§ What this task involves
Return the material word for word. Do not include the pictures.

** begin Data **

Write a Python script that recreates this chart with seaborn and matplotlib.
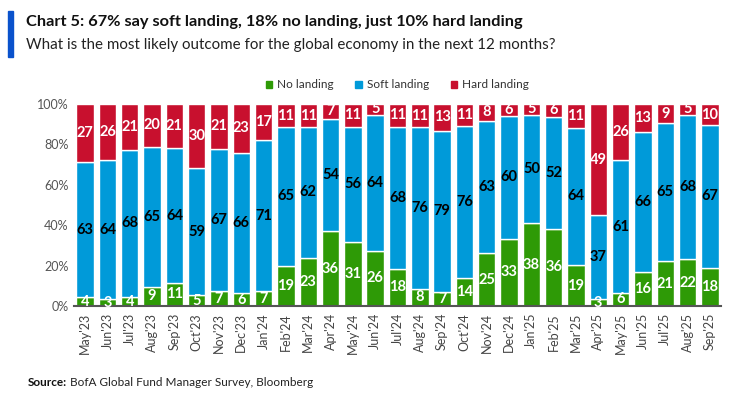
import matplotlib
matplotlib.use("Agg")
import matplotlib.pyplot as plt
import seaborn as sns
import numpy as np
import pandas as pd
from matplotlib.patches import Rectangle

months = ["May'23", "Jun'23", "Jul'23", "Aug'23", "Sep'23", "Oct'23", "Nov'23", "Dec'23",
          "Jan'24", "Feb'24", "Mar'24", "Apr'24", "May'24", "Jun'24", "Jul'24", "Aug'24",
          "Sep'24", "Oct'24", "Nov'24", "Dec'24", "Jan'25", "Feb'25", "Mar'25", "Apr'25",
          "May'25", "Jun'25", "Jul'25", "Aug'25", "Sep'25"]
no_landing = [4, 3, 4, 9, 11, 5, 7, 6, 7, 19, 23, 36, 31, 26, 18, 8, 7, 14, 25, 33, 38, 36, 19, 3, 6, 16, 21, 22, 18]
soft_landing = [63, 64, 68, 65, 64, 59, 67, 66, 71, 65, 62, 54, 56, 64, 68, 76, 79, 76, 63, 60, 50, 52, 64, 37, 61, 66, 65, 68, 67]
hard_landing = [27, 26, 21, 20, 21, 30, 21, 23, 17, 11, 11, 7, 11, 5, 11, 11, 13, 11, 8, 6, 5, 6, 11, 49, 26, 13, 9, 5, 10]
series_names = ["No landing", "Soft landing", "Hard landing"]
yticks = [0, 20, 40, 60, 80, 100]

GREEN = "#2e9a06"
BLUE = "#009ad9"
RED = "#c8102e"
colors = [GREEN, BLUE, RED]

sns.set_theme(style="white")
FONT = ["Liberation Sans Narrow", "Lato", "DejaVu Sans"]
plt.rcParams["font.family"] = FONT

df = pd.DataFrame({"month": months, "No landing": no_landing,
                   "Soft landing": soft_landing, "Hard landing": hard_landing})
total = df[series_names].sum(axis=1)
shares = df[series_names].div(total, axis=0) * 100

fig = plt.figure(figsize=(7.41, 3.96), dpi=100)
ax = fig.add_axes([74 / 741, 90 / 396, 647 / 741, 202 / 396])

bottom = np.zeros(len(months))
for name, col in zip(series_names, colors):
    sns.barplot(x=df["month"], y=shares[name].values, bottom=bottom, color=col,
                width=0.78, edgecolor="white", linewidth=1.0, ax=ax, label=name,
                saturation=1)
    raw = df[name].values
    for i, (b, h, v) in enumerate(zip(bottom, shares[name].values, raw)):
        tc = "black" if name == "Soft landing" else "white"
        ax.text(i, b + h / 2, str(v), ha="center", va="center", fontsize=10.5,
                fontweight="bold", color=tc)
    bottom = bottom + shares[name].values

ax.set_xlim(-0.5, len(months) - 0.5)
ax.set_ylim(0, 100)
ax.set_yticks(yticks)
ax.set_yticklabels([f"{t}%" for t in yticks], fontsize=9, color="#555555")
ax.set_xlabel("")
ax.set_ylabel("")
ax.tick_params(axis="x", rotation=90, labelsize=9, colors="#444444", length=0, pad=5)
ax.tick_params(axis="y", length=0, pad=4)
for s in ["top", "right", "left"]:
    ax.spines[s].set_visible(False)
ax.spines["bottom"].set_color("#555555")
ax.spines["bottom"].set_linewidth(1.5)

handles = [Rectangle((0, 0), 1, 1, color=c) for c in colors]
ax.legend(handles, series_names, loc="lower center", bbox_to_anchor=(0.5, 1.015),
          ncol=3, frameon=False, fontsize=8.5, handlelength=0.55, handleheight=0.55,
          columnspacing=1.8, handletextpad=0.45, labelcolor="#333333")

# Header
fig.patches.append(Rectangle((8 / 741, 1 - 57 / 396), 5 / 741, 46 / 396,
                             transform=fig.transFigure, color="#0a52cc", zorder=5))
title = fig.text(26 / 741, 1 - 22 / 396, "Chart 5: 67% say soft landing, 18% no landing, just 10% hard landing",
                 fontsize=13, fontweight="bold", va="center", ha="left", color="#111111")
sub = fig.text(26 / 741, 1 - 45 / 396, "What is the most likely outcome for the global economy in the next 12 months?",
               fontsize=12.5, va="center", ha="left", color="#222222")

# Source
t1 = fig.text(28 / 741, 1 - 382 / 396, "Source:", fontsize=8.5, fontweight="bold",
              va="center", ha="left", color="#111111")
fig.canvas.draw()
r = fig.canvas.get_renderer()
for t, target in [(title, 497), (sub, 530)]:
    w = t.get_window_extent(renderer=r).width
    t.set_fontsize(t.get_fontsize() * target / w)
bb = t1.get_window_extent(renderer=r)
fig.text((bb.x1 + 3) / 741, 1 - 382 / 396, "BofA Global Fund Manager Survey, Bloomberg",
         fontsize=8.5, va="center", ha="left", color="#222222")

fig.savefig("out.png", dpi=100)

** end Data **

§ The result
Write a Python script that recreates this chart with seaborn and matplotlib.
import matplotlib
matplotlib.use("Agg")
import matplotlib.pyplot as plt
import seaborn as sns
import numpy as np
import pandas as pd
from matplotlib.patches import Rectangle

months = ["May'23", "Jun'23", "Jul'23", "Aug'23", "Sep'23", "Oct'23", "Nov'23", "Dec'23",
          "Jan'24", "Feb'24", "Mar'24", "Apr'24", "May'24", "Jun'24", "Jul'24", "Aug'24",
          "Sep'24", "Oct'24", "Nov'24", "Dec'24", "Jan'25", "Feb'25", "Mar'25", "Apr'25",
          "May'25", "Jun'25", "Jul'25", "Aug'25", "Sep'25"]
no_landing = [4, 3, 4, 9, 11, 5, 7, 6, 7, 19, 23, 36, 31, 26, 18, 8, 7, 14, 25, 33, 38, 36, 19, 3, 6, 16, 21, 22, 18]
soft_landing = [63, 64, 68, 65, 64, 59, 67, 66, 71, 65, 62, 54, 56, 64, 68, 76, 79, 76, 63, 60, 50, 52, 64, 37, 61, 66, 65, 68, 67]
hard_landing = [27, 26, 21, 20, 21, 30, 21, 23, 17, 11, 11, 7, 11, 5, 11, 11, 13, 11, 8, 6, 5, 6, 11, 49, 26, 13, 9, 5, 10]
series_names = ["No landing", "Soft landing", "Hard landing"]
yticks = [0, 20, 40, 60, 80, 100]

GREEN = "#2e9a06"
BLUE = "#009ad9"
RED = "#c8102e"
colors = [GREEN, BLUE, RED]

sns.set_theme(style="white")
FONT = ["Liberation Sans Narrow", "Lato", "DejaVu Sans"]
plt.rcParams["font.family"] = FONT

df = pd.DataFrame({"month": months, "No landing": no_landing,
                   "Soft landing": soft_landing, "Hard landing": hard_landing})
total = df[series_names].sum(axis=1)
shares = df[series_names].div(total, axis=0) * 100

fig = plt.figure(figsize=(7.41, 3.96), dpi=100)
ax = fig.add_axes([74 / 741, 90 / 396, 647 / 741, 202 / 396])

bottom = np.zeros(len(months))
for name, col in zip(series_names, colors):
    sns.barplot(x=df["month"], y=shares[name].values, bottom=bottom, color=col,
                width=0.78, edgecolor="white", linewidth=1.0, ax=ax, label=name,
                saturation=1)
    raw = df[name].values
    for i, (b, h, v) in enumerate(zip(bottom, shares[name].values, raw)):
        tc = "black" if name == "Soft landing" else "white"
        ax.text(i, b + h / 2, str(v), ha="center", va="center", fontsize=10.5,
                fontweight="bold", color=tc)
    bottom = bottom + shares[name].values

ax.set_xlim(-0.5, len(months) - 0.5)
ax.set_ylim(0, 100)
ax.set_yticks(yticks)
ax.set_yticklabels([f"{t}%" for t in yticks], fontsize=9, color="#555555")
ax.set_xlabel("")
ax.set_ylabel("")
ax.tick_params(axis="x", rotation=90, labelsize=9, colors="#444444", length=0, pad=5)
ax.tick_params(axis="y", length=0, pad=4)
for s in ["top", "right", "left"]:
    ax.spines[s].set_visible(False)
ax.spines["bottom"].set_color("#555555")
ax.spines["bottom"].set_linewidth(1.5)

handles = [Rectangle((0, 0), 1, 1, color=c) for c in colors]
ax.legend(handles, series_names, loc="lower center", bbox_to_anchor=(0.5, 1.015),
          ncol=3, frameon=False, fontsize=8.5, handlelength=0.55, handleheight=0.55,
          columnspacing=1.8, handletextpad=0.45, labelcolor="#333333")

# Header
fig.patches.append(Rectangle((8 / 741, 1 - 57 / 396), 5 / 741, 46 / 396,
                             transform=fig.transFigure, color="#0a52cc", zorder=5))
title = fig.text(26 / 741, 1 - 22 / 396, "Chart 5: 67% say soft landing, 18% no landing, just 10% hard landing",
                 fontsize=13, fontweight="bold", va="center", ha="left", color="#111111")
sub = fig.text(26 / 741, 1 - 45 / 396, "What is the most likely outcome for the global economy in the next 12 months?",
               fontsize=12.5, va="center", ha="left", color="#222222")

# Source
t1 = fig.text(28 / 741, 1 - 382 / 396, "Source:", fontsize=8.5, fontweight="bold",
              va="center", ha="left", color="#111111")
fig.canvas.draw()
r = fig.canvas.get_renderer()
for t, target in [(title, 497), (sub, 530)]:
    w = t.get_window_extent(renderer=r).width
    t.set_fontsize(t.get_fontsize() * target / w)
bb = t1.get_window_extent(renderer=r)
fig.text((bb.x1 + 3) / 741, 1 - 382 / 396, "BofA Global Fund Manager Survey, Bloomberg",
         fontsize=8.5, va="center", ha="left", color="#222222")

fig.savefig("out.png", dpi=100)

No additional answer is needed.